> _GIVEN REQUEST_:
Give back the records below exactly, every one, with no pictures.

> _EXTRACTED MATERIAL_:
++++++++++++++++++++

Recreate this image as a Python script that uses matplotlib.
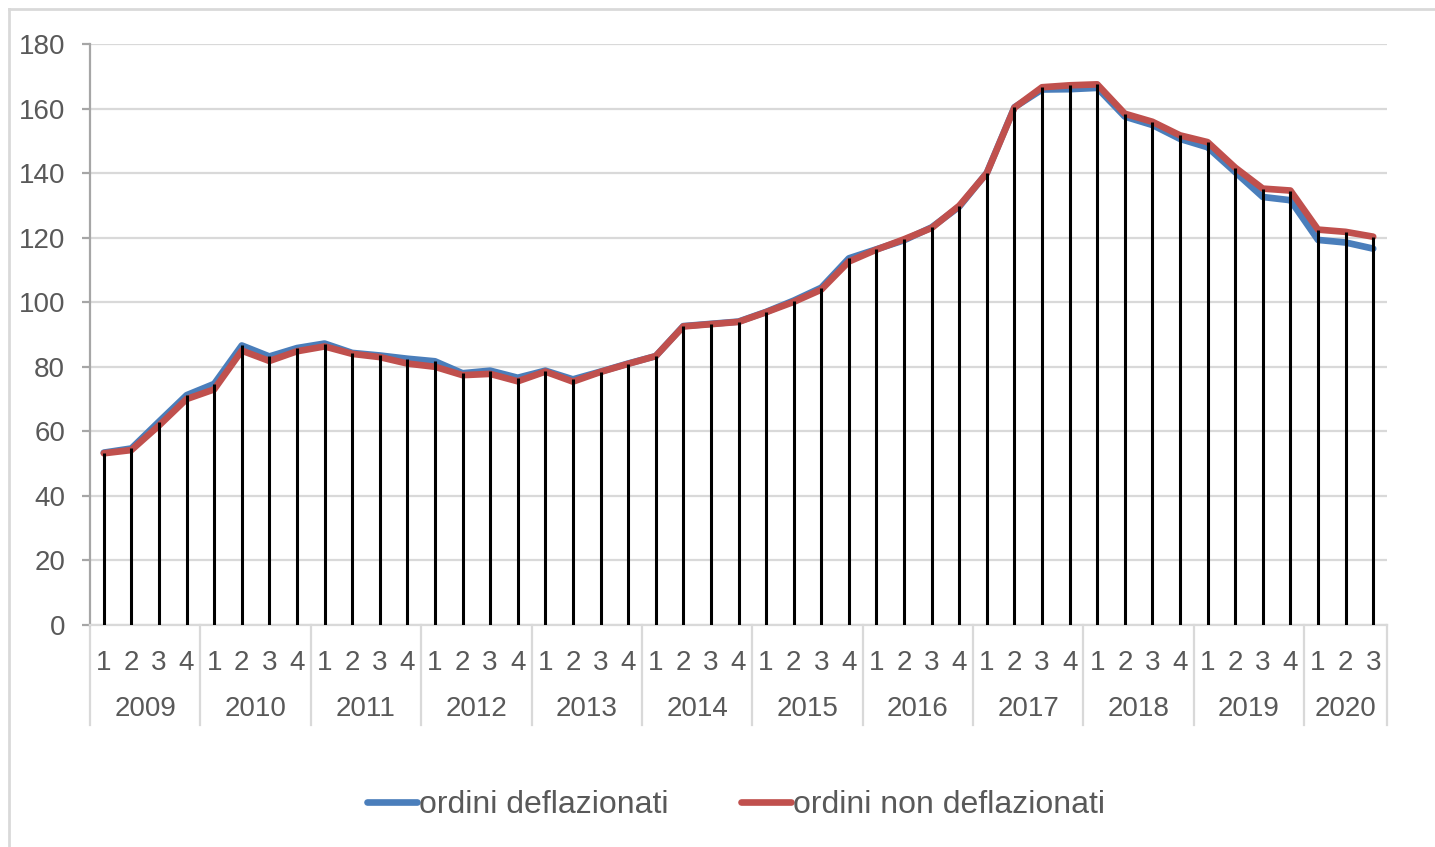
import numpy as np
import matplotlib.pyplot as plt
from matplotlib.transforms import blended_transform_factory
from matplotlib.lines import Line2D

plt.rcParams['font.family'] = ['Liberation Sans', 'DejaVu Sans']

# quarterly data 2009 Q1 - 2020 Q3
years = ['2009', '2010', '2011', '2012', '2013', '2014', '2015', '2016',
         '2017', '2018', '2019', '2020']
quarters_per_year = [4, 4, 4, 4, 4, 4, 4, 4, 4, 4, 4, 3]
quarters = [str(q + 1) for n in quarters_per_year for q in range(n)]

deflazionati = [53.4, 54.7, 63.0, 71.2, 74.7, 86.6, 83.2, 85.8,
                87.2, 84.3, 83.5, 82.5, 81.7, 78.0, 78.8, 76.6,
                78.8, 76.1, 78.5, 81.0, 83.3, 92.6, 93.3, 94.0,
                97.0, 100.5, 104.5, 113.6, 116.4, 119.2, 123.2, 129.6,
                140.1, 160.4, 165.9, 166.0, 166.4, 157.5, 154.9, 150.6,
                148.0, 140.3, 132.6, 131.6, 119.3, 118.5, 116.6]
non_deflazionati = [53.2, 54.2, 61.8, 70.0, 73.0, 85.0, 81.8, 84.8,
                    86.3, 84.0, 83.0, 81.0, 80.0, 77.4, 77.8, 75.5,
                    78.5, 75.4, 78.4, 80.9, 83.3, 92.5, 93.2, 93.9,
                    96.9, 100.1, 103.9, 112.6, 116.3, 119.5, 123.0, 129.9,
                    140.0, 160.3, 166.6, 167.2, 167.5, 158.4, 155.9, 151.7,
                    149.6, 141.7, 135.2, 134.6, 122.5, 121.8, 120.3]

W, H = 1435, 847
fig = plt.figure(figsize=(W / 100, H / 100), dpi=100)
ax = fig.add_axes([90 / W, 1 - 625 / H, (1387 - 90) / W, (625 - 44) / H])

text_col = '#595959'
grid_col = '#D9D9D9'
axis_col = '#A6A6A6'
blue = '#4A7EBB'
red = '#C0504D'

x = np.arange(len(quarters))
top = np.maximum(deflazionati, non_deflazionati)

ax.plot(x, deflazionati, color=blue, lw=4.8, solid_capstyle='round', zorder=3)
ax.plot(x, non_deflazionati, color=red, lw=4.8, solid_capstyle='round', zorder=4)
ax.vlines(x, 0, top, color='black', lw=2.2, zorder=5)

ax.set_xlim(-0.5, len(quarters) - 0.5)
ax.set_ylim(0, 180)
ax.set_yticks(np.arange(0, 181, 20))
ax.yaxis.grid(True, color=grid_col, lw=1.6, zorder=0)
ax.set_axisbelow(True)

for s in ['top', 'right']:
    ax.spines[s].set_visible(False)
ax.spines['left'].set_color(axis_col)
ax.spines['left'].set_linewidth(1.6)
ax.spines['bottom'].set_color(grid_col)
ax.spines['bottom'].set_linewidth(1.6)

ax.tick_params(axis='y', length=6, width=1.6, color=axis_col, labelsize=20,
               labelcolor=text_col, pad=12)
ax.set_xticks(x)
ax.set_xticklabels(quarters)
ax.tick_params(axis='x', length=0, labelsize=20, labelcolor=text_col, pad=18)

# year row and separators
trans = blended_transform_factory(ax.transData, ax.transAxes)
h = (625 - 44)
bounds = np.concatenate([[0], np.cumsum(quarters_per_year)]) - 0.5
for b in bounds:
    ax.plot([b, b], [0, -100 / h], transform=trans, color=grid_col, lw=1.6,
            clip_on=False)
for i, yr in enumerate(years):
    ax.text((bounds[i] + bounds[i + 1]) / 2, -84 / h, yr, transform=trans,
            ha='center', va='center', fontsize=20, color=text_col)

handles = [Line2D([], [], color=blue, lw=4.8, solid_capstyle='round'),
           Line2D([], [], color=red, lw=4.8, solid_capstyle='round')]
leg = fig.legend(handles, ['ordini deflazionati', 'ordini non deflazionati'],
                 loc='center', bbox_to_anchor=(736 / W, 1 - 805 / H), ncol=2,
                 frameon=False, fontsize=23, handlelength=1.55,
                 handletextpad=0.05, columnspacing=2.3)
for t in leg.get_texts():
    t.set_color(text_col)

# outer chart frame
fig.add_artist(Line2D([9 / W, 9 / W], [0, 1 - 9 / H], color=grid_col, lw=2,
                      transform=fig.transFigure))
fig.add_artist(Line2D([9 / W, 1], [1 - 9 / H, 1 - 9 / H], color=grid_col, lw=2,
                      transform=fig.transFigure))

fig.savefig('out.png', dpi=100)
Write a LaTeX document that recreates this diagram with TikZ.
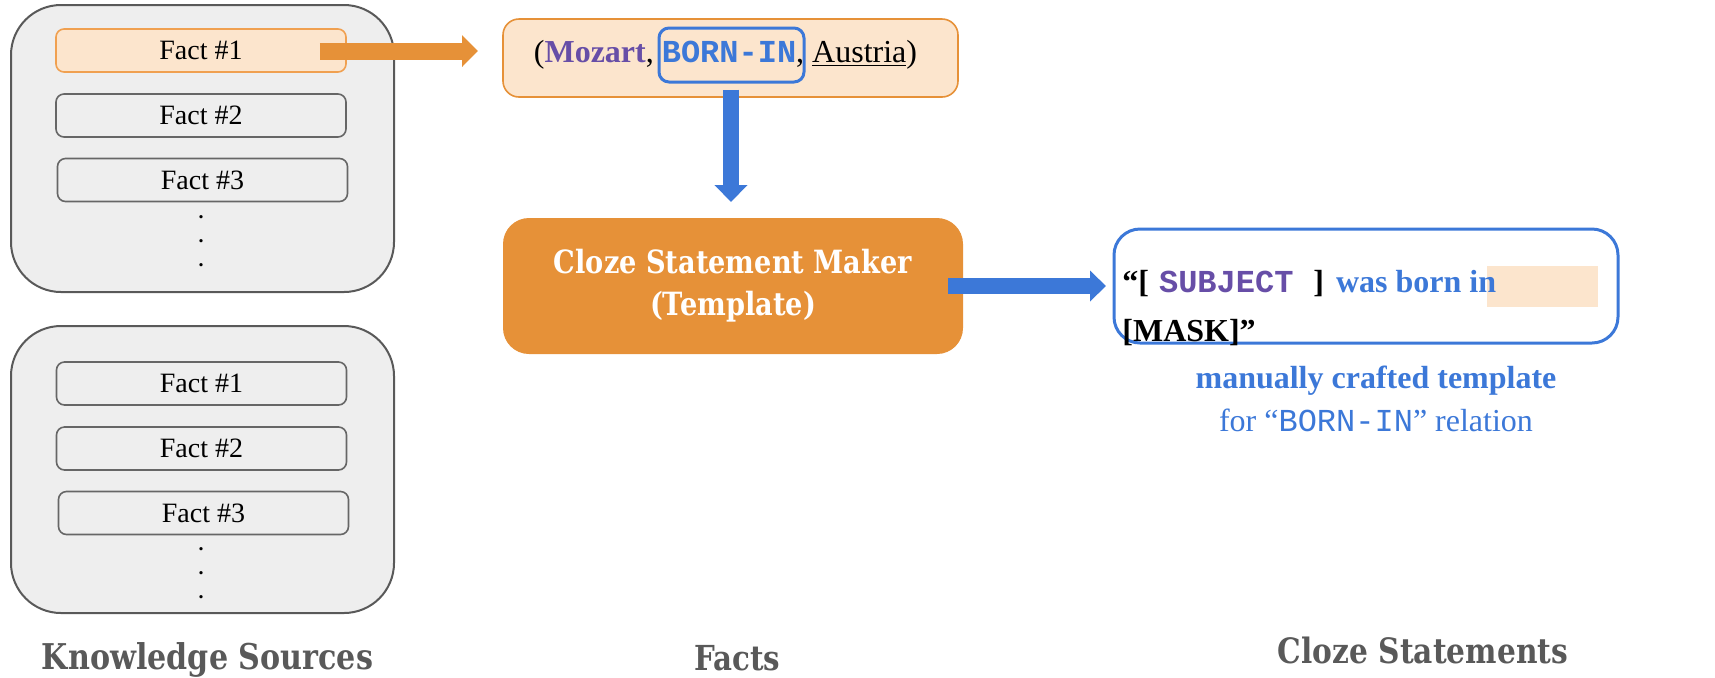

++++++++++++++++++++

> _WRITTEN ANSWER_:
Recreate this image as a Python script that uses matplotlib.
import numpy as np
import matplotlib.pyplot as plt
from matplotlib.transforms import blended_transform_factory
from matplotlib.lines import Line2D

plt.rcParams['font.family'] = ['Liberation Sans', 'DejaVu Sans']

# quarterly data 2009 Q1 - 2020 Q3
years = ['2009', '2010', '2011', '2012', '2013', '2014', '2015', '2016',
         '2017', '2018', '2019', '2020']
quarters_per_year = [4, 4, 4, 4, 4, 4, 4, 4, 4, 4, 4, 3]
quarters = [str(q + 1) for n in quarters_per_year for q in range(n)]

deflazionati = [53.4, 54.7, 63.0, 71.2, 74.7, 86.6, 83.2, 85.8,
                87.2, 84.3, 83.5, 82.5, 81.7, 78.0, 78.8, 76.6,
                78.8, 76.1, 78.5, 81.0, 83.3, 92.6, 93.3, 94.0,
                97.0, 100.5, 104.5, 113.6, 116.4, 119.2, 123.2, 129.6,
                140.1, 160.4, 165.9, 166.0, 166.4, 157.5, 154.9, 150.6,
                148.0, 140.3, 132.6, 131.6, 119.3, 118.5, 116.6]
non_deflazionati = [53.2, 54.2, 61.8, 70.0, 73.0, 85.0, 81.8, 84.8,
                    86.3, 84.0, 83.0, 81.0, 80.0, 77.4, 77.8, 75.5,
                    78.5, 75.4, 78.4, 80.9, 83.3, 92.5, 93.2, 93.9,
                    96.9, 100.1, 103.9, 112.6, 116.3, 119.5, 123.0, 129.9,
                    140.0, 160.3, 166.6, 167.2, 167.5, 158.4, 155.9, 151.7,
                    149.6, 141.7, 135.2, 134.6, 122.5, 121.8, 120.3]

W, H = 1435, 847
fig = plt.figure(figsize=(W / 100, H / 100), dpi=100)
ax = fig.add_axes([90 / W, 1 - 625 / H, (1387 - 90) / W, (625 - 44) / H])

text_col = '#595959'
grid_col = '#D9D9D9'
axis_col = '#A6A6A6'
blue = '#4A7EBB'
red = '#C0504D'

x = np.arange(len(quarters))
top = np.maximum(deflazionati, non_deflazionati)

ax.plot(x, deflazionati, color=blue, lw=4.8, solid_capstyle='round', zorder=3)
ax.plot(x, non_deflazionati, color=red, lw=4.8, solid_capstyle='round', zorder=4)
ax.vlines(x, 0, top, color='black', lw=2.2, zorder=5)

ax.set_xlim(-0.5, len(quarters) - 0.5)
ax.set_ylim(0, 180)
ax.set_yticks(np.arange(0, 181, 20))
ax.yaxis.grid(True, color=grid_col, lw=1.6, zorder=0)
ax.set_axisbelow(True)

for s in ['top', 'right']:
    ax.spines[s].set_visible(False)
ax.spines['left'].set_color(axis_col)
ax.spines['left'].set_linewidth(1.6)
ax.spines['bottom'].set_color(grid_col)
ax.spines['bottom'].set_linewidth(1.6)

ax.tick_params(axis='y', length=6, width=1.6, color=axis_col, labelsize=20,
               labelcolor=text_col, pad=12)
ax.set_xticks(x)
ax.set_xticklabels(quarters)
ax.tick_params(axis='x', length=0, labelsize=20, labelcolor=text_col, pad=18)

# year row and separators
trans = blended_transform_factory(ax.transData, ax.transAxes)
h = (625 - 44)
bounds = np.concatenate([[0], np.cumsum(quarters_per_year)]) - 0.5
for b in bounds:
    ax.plot([b, b], [0, -100 / h], transform=trans, color=grid_col, lw=1.6,
            clip_on=False)
for i, yr in enumerate(years):
    ax.text((bounds[i] + bounds[i + 1]) / 2, -84 / h, yr, transform=trans,
            ha='center', va='center', fontsize=20, color=text_col)

handles = [Line2D([], [], color=blue, lw=4.8, solid_capstyle='round'),
           Line2D([], [], color=red, lw=4.8, solid_capstyle='round')]
leg = fig.legend(handles, ['ordini deflazionati', 'ordini non deflazionati'],
                 loc='center', bbox_to_anchor=(736 / W, 1 - 805 / H), ncol=2,
                 frameon=False, fontsize=23, handlelength=1.55,
                 handletextpad=0.05, columnspacing=2.3)
for t in leg.get_texts():
    t.set_color(text_col)

# outer chart frame
fig.add_artist(Line2D([9 / W, 9 / W], [0, 1 - 9 / H], color=grid_col, lw=2,
                      transform=fig.transFigure))
fig.add_artist(Line2D([9 / W, 1], [1 - 9 / H, 1 - 9 / H], color=grid_col, lw=2,
                      transform=fig.transFigure))

fig.savefig('out.png', dpi=100)
Write a LaTeX document that recreates this diagram with TikZ.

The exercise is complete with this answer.